He then turned on Raosaheb, scolding him bitterly, "It was you who made Ali run away! You envied him and wished him to leave. You always picked on him and were at constant loggerheads with him. Now that he is gone, you must be feeling pleased. He left because of you — jungli! You have failed to think of my work. You have no idea how much my work suffers because of Ali's absence."
Meanwhile, after the mandali failed many times to bring a suitable boy, on Thursday, 26 December 1929 Baba himself went out in search of one. After visiting different schools and villages in the area, he returned disappointed, not having found a boy he liked.

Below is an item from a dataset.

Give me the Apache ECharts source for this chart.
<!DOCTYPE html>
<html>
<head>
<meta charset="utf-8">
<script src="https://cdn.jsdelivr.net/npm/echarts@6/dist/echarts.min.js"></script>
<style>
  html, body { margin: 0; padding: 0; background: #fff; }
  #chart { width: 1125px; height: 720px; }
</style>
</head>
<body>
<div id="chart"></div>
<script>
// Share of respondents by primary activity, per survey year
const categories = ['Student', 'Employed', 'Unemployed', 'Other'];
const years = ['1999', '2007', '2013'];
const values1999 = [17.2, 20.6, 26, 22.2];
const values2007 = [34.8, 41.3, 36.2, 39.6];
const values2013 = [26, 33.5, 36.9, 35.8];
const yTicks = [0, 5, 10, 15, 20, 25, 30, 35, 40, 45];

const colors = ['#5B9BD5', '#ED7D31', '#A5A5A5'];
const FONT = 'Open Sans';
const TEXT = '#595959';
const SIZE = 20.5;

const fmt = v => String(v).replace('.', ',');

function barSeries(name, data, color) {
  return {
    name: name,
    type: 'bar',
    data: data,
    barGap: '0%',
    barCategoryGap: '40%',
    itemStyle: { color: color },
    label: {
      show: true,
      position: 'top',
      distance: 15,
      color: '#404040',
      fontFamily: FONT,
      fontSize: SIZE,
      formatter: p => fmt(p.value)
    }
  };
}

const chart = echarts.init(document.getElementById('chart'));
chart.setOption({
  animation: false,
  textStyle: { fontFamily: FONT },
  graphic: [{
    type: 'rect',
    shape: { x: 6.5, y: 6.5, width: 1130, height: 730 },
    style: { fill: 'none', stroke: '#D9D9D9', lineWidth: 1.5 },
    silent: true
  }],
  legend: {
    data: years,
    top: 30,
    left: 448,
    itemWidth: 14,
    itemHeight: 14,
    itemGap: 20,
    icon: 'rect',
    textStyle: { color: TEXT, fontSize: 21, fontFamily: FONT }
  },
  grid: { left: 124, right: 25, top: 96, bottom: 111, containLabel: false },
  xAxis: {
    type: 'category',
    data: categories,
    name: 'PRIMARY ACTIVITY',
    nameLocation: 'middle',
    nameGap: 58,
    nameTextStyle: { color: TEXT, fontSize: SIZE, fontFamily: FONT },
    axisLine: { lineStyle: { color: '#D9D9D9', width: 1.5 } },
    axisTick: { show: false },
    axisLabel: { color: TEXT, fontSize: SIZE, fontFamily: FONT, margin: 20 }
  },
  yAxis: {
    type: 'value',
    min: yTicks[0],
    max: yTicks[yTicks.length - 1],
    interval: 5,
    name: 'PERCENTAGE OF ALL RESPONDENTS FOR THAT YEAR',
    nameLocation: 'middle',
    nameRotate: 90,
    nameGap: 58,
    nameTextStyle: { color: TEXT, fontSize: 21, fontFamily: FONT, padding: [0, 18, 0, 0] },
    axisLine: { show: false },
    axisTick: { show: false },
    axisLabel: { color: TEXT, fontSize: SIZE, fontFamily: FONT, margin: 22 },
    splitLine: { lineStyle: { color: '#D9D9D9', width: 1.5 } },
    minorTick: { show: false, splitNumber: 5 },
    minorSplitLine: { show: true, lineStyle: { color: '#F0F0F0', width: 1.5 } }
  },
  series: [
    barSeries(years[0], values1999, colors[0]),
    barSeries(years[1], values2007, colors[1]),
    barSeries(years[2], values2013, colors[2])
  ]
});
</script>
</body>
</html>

Frustrated in his search, Baba had a telegram sent to the father of Pandit, the Kashmiri boy he had met in Harvan. The telegram requested that the father send his son to Nasik.
Baba remarked, "If Pandit comes, my work will be done; otherwise, I will have to proceed to Kashmir myself to see him." He added, "Pandit is the link, and by my holding fast to this link, Aga Ali will be able to return from Persia."

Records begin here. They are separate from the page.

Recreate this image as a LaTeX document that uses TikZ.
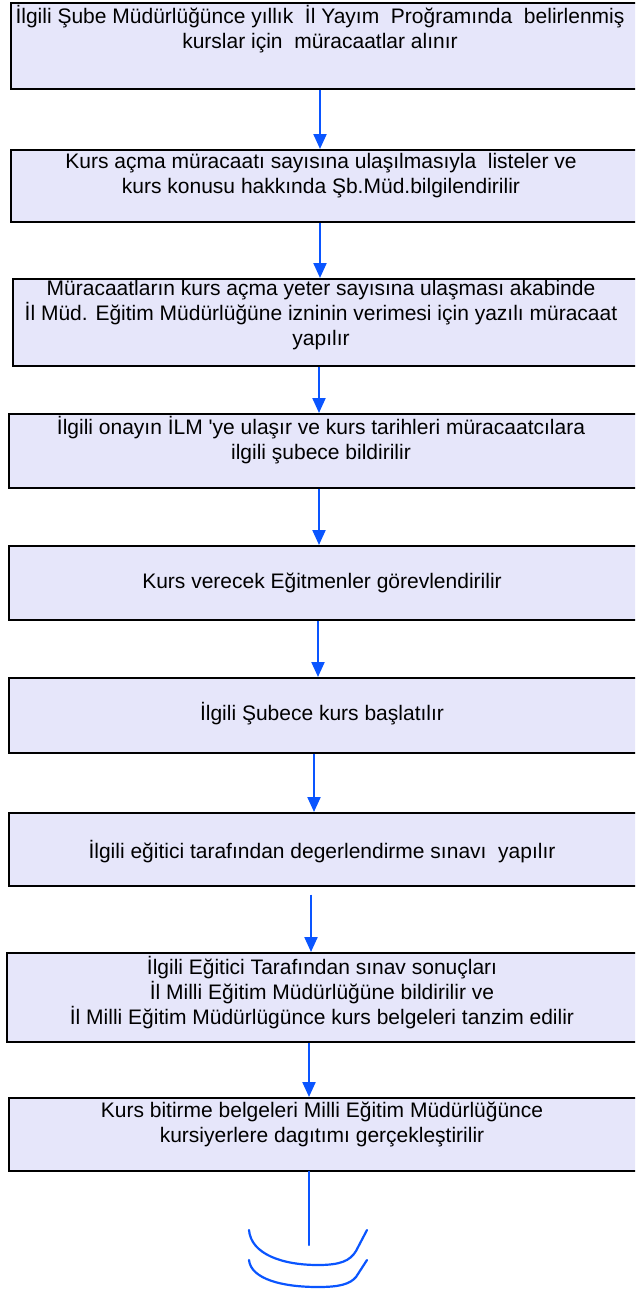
\documentclass[tikz,border=0pt]{standalone}
\usepackage{fontspec}
\setmainfont{Liberation Sans}[Ligatures=TeXOff]
\usetikzlibrary{arrows.meta}
\definecolor{boxfill}{RGB}{230,230,250}
\definecolor{flowblue}{RGB}{10,85,255}
\tikzset{
  box/.style={draw=black, line width=1.6pt, fill=boxfill, rectangle, inner sep=0pt, anchor=north west},
  txt/.style={align=center, inner sep=0pt, font=\fontsize{21}{25}\selectfont},
  arr/.style={draw=flowblue, line width=2.2pt, -{Triangle[length=15pt,width=13pt]}},
  bline/.style={draw=flowblue, line width=2.2pt, line cap=round}
}
\begin{document}
\begin{tikzpicture}[x=1pt,y=-1pt]
\useasboundingbox (0,0) rectangle (635,1290);
\clip (0,0) rectangle (635,1290);
% boxes
\node[box, minimum width=627pt, minimum height=86pt] (b1) at (10,2) {};
\node[box, minimum width=627pt, minimum height=72pt] (b2) at (10,149) {};
\node[box, minimum width=625pt, minimum height=87pt] (b3) at (12,278) {};
\node[box, minimum width=629pt, minimum height=74pt] (b4) at (8,413) {};
\node[box, minimum width=629pt, minimum height=74pt] (b5) at (8,545) {};
\node[box, minimum width=629pt, minimum height=75pt] (b6) at (8,677) {};
\node[box, minimum width=629pt, minimum height=73pt] (b7) at (8,812) {};
\node[box, minimum width=631pt, minimum height=89pt] (b8) at (6,952) {};
\node[box, minimum width=629pt, minimum height=73pt] (b9) at (8,1097) {};
% texts
\node[txt] (t1) at (320,29) {İlgili Şube Müdürlüğünce yıllık\ \ İl Yayım\ \ Proğramında\ \ belirlenmiş\\kurslar için\ \ müracaatlar alınır};
\node[txt] (t2) at (321,176) {Kurs açma müracaatı sayısına ulaşılmasıyla\ \ listeler ve\\kurs konusu hakkında Şb.Müd.bilgilendirilir};
\node[txt] (t3) at (321,315) {Müracaatların kurs açma yeter sayısına ulaşması akabinde\\İl Müd. Eğitim Müdürlüğüne izninin verimesi için yazılı müracaat\\yapılır};
\node[txt] (t4) at (321,440) {İlgili onayın İLM 'ye ulaşır ve kurs tarihleri müracaatcılara\\ilgili şubece bildirilir};
\node[txt] (t5) at (322,583) {Kurs verecek Eğitmenler görevlendirilir};
\node[txt] (t6) at (322,714) {İlgili Şubece kurs başlatılır};
\node[txt] (t7) at (322,852) {İlgili eğitici tarafından degerlendirme sınavı\ \ yapılır};
\node[txt] (t8) at (322,993) {İlgili Eğitici Tarafından sınav sonuçları\\İl Milli Eğitim Müdürlüğüne bildirilir ve\\İl Milli Eğitim Müdürlügünce kurs belgeleri tanzim edilir};
\node[txt] (t9) at (322,1124) {Kurs bitirme belgeleri Milli Eğitim Müdürlüğünce\\kursiyerlere dagıtımı gerçekleştirilir};
% arrows
\draw[arr] (320,0 |- b1.south) -- (320,0 |- b2.north);
\draw[arr] (320,0 |- b2.south) -- (320,0 |- b3.north);
\draw[arr] (319,0 |- b3.south) -- (319,0 |- b4.north);
\draw[arr] (319,0 |- b4.south) -- (319,0 |- b5.north);
\draw[arr] (318,0 |- b5.south) -- (318,0 |- b6.north);
\draw[arr] (314,0 |- b6.south) -- (314,0 |- b7.north);
\draw[arr, shorten <=8pt] (311,0 |- b7.south) -- (311,0 |- b8.north);
\draw[arr] (309,0 |- b8.south) -- (309,0 |- b9.north);
\coordinate (end) at (309,1245);
\draw[bline] (309,0 |- b9.south) -- (end);
% terminal curves
\draw[bline] (249,1230) .. controls (251,1254) and (282,1265) .. (318,1265) .. controls (340,1265) and (350,1261) .. (356,1251) -- (367,1230);
\draw[bline] (249,1260) .. controls (251,1279) and (282,1287) .. (318,1287) .. controls (340,1287) and (350,1284) .. (356,1277) -- (367,1260);
\end{tikzpicture}
\end{document}
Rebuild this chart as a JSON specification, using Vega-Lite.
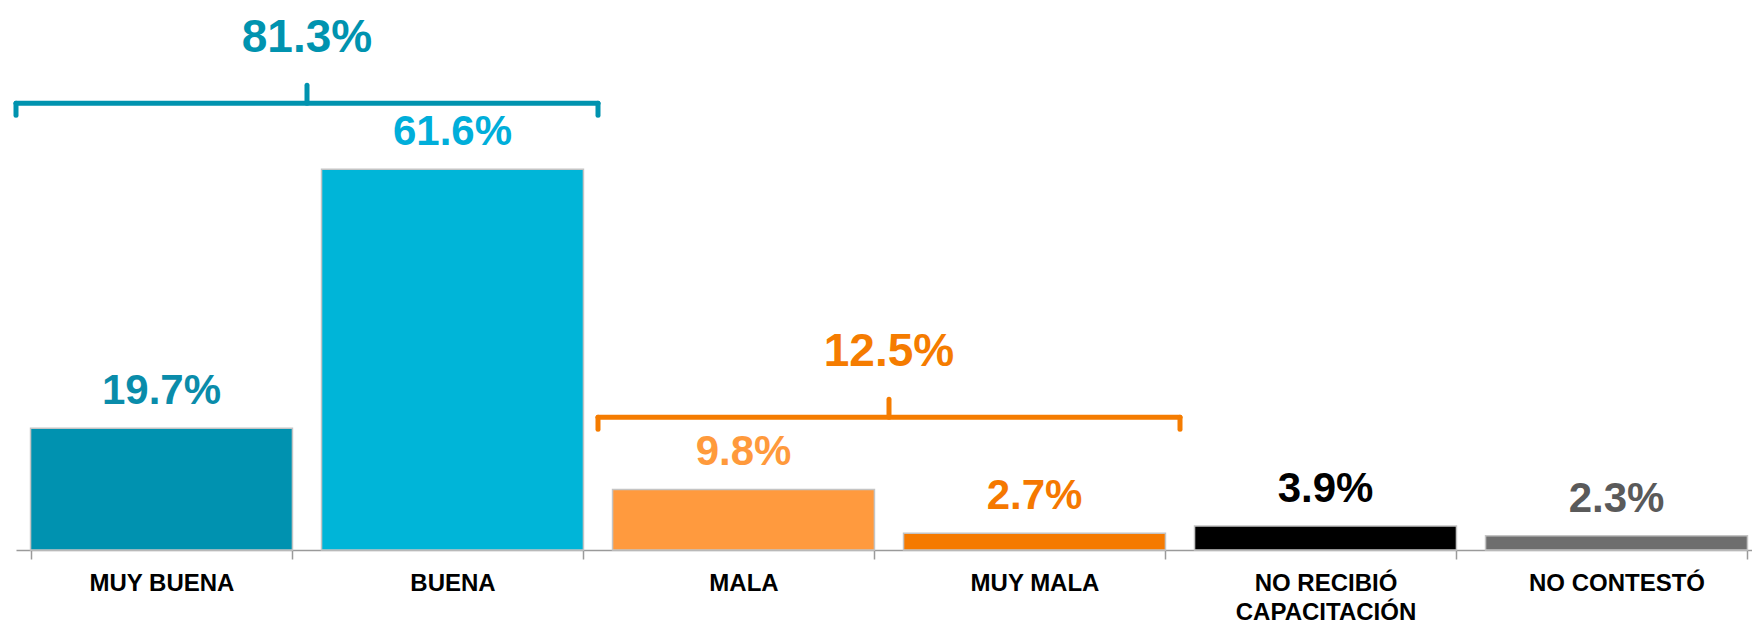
{
  "$schema": "https://vega.github.io/schema/vega-lite/v6.json",
  "width": 1736,
  "height": 550,
  "autosize": {"type": "none"},
  "padding": {"left": 16, "top": 0, "right": 0, "bottom": 77},
  "background": "white",
  "config": {"view": {"stroke": null}, "font": "Liberation Sans"},
  "layer": [
    {
      "data": {
        "values": [
          {"categoria": "MUY BUENA", "porcentaje": 0.197},
          {"categoria": "BUENA", "porcentaje": 0.616},
          {"categoria": "MALA", "porcentaje": 0.098},
          {"categoria": "MUY MALA", "porcentaje": 0.027},
          {"categoria": "NO RECIBIÓ CAPACITACIÓN", "porcentaje": 0.039},
          {"categoria": "NO CONTESTÓ", "porcentaje": 0.023}
        ]
      },
      "encoding": {
        "x": {
          "field": "categoria",
          "type": "nominal",
          "sort": null,
          "scale": {"range": [0, 1746], "paddingInner": 0.1, "paddingOuter": 0.05},
          "axis": {
            "title": null,
            "labelAngle": 0,
            "labelFont": "Liberation Sans",
            "labelFontSize": 24,
            "labelFontWeight": "bold",
            "labelColor": "#000000",
            "labelBaseline": "top",
            "labelPadding": 12,
            "labelLineHeight": 29,
            "labelLimit": 300,
            "tickBand": "extent",
            "tickSize": 9,
            "tickColor": "#9A9A9A",
            "tickWidth": 1.5,
            "domainColor": "#9A9A9A",
            "domainWidth": 1.5,
            "labelExpr": "datum.value == 'NO RECIBIÓ CAPACITACIÓN' ? ['NO RECIBIÓ', 'CAPACITACIÓN'] : datum.label"
          }
        },
        "y": {
          "field": "porcentaje",
          "type": "quantitative",
          "scale": {"domain": [0, 0.89], "nice": false},
          "axis": null
        }
      },
      "layer": [
        {
          "mark": {"type": "bar", "stroke": "#C4C4C4", "strokeWidth": 1.5},
          "encoding": {
            "color": {
              "field": "categoria",
              "type": "nominal",
              "scale": {
                "domain": ["MUY BUENA", "BUENA", "MALA", "MUY MALA", "NO RECIBIÓ CAPACITACIÓN", "NO CONTESTÓ"],
                "range": ["#0092B0", "#00B5D8", "#FF9A3E", "#F57A00", "#000000", "#6E6E6E"]
              },
              "legend": null
            }
          }
        },
        {
          "mark": {"type": "text", "fontSize": 42, "fontWeight": "bold", "baseline": "alphabetic", "dy": -24},
          "encoding": {
            "text": {"field": "porcentaje", "type": "quantitative", "format": ".1%"},
            "color": {
              "field": "categoria",
              "type": "nominal",
              "scale": {
                "domain": ["MUY BUENA", "BUENA", "MALA", "MUY MALA", "NO RECIBIÓ CAPACITACIÓN", "NO CONTESTÓ"],
                "range": ["#0A8CAA", "#00AEDA", "#FF9A3C", "#F57800", "#000000", "#5A5A5A"]
              },
              "legend": null
            }
          }
        }
      ],
      "resolve": {"scale": {"color": "independent"}}
    },
    {
      "data": {
        "values": [
          {"grupo": "positivo", "total": 0.813, "inicio": 0, "fin": 2, "centro": 1, "nivel": 0.723},
          {"grupo": "negativo", "total": 0.125, "inicio": 2, "fin": 4, "centro": 3, "nivel": 0.215}
        ]
      },
      "encoding": {
        "y": {
          "field": "nivel",
          "type": "quantitative",
          "scale": {"domain": [0, 0.89], "nice": false},
          "axis": null
        },
        "color": {
          "field": "grupo",
          "type": "nominal",
          "scale": {"domain": ["positivo", "negativo"], "range": ["#0093AF", "#F57C00"]},
          "legend": null
        }
      },
      "layer": [
        {
          "mark": {"type": "rule", "strokeWidth": 5, "strokeCap": "round"},
          "encoding": {
            "x": {"field": "inicio", "type": "quantitative", "scale": {"domain": [0, 6], "range": [0, 1746], "nice": false, "zero": false}, "axis": null},
            "x2": {"field": "fin"}
          }
        },
        {
          "mark": {"type": "rule", "strokeWidth": 5, "strokeCap": "round", "y2Offset": 12},
          "encoding": {
            "x": {"field": "inicio", "type": "quantitative"},
            "y2": {"field": "nivel"}
          }
        },
        {
          "mark": {"type": "rule", "strokeWidth": 5, "strokeCap": "round", "y2Offset": 12},
          "encoding": {
            "x": {"field": "fin", "type": "quantitative"},
            "y2": {"field": "nivel"}
          }
        },
        {
          "mark": {"type": "rule", "strokeWidth": 5, "strokeCap": "round", "y2Offset": -18},
          "encoding": {
            "x": {"field": "centro", "type": "quantitative"},
            "y2": {"field": "nivel"}
          }
        },
        {
          "mark": {"type": "text", "fontSize": 46, "fontWeight": "bold", "baseline": "alphabetic", "dy": -51},
          "encoding": {
            "x": {"field": "centro", "type": "quantitative"},
            "text": {"field": "total", "type": "quantitative", "format": ".1%"}
          }
        }
      ]
    }
  ],
  "resolve": {"scale": {"x": "independent", "color": "independent"}}
}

Sohrab K. Variava had come to see Baba in Nasik two days before, on the 24th. Baba gave him certain explanations about the spiritual path and the different places on the planes.1 Variava then asked, "For one like you, Baba, where is your home?"
Baba asked in reply, "Have you seen my house? Who can see it? Who is that lucky? The air alone of that place would make you go mad! You would tear off your clothes, throw them away and become stark raving mad — only from feeling its air! The house itself is far, far off."

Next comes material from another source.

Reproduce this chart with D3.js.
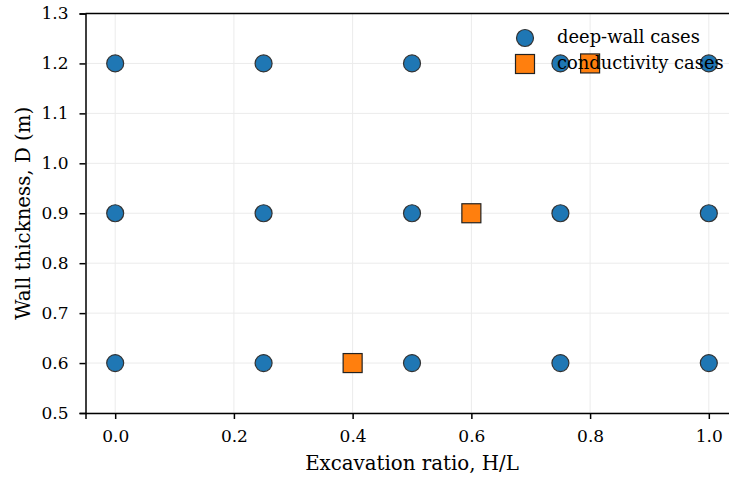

Meanwhile, the Dewan of Jawhar state, Mr. Gune, had invited the Master to his house.2 Baba, with a few of the men, left by car for Jawhar on Saturday, 28 December 1929 at four in the afternoon. Rustom, who was driving, had to drive through densely forested ghats. Highway robbers hid in the woods and at one point, a band of them tried to stop the car. Rustom refused to stop, accelerating past them and reaching Jawhar safely. Gune received Baba with great reverence and honor, and Baba gave darshan to those at his house.
The next morning on their way back to Nasik, near the village of Dahanu, a girl about twelve years old, carrying a water jug on her head, began to cross the road as their car was approaching.
Footnotes
- 1.Places of the planes may refer to the various sections (or heavens) of the planes. Refer to The Nothing and The Everything, pp. 67–99.
- 2.Gune is pronounced GOO-nay. A dewan is analogous to a modern-day chief minister or governor; the state of Jawhar is now part of Maharashtra. Years later, Baba commented that India would be divided into an even greater number of states.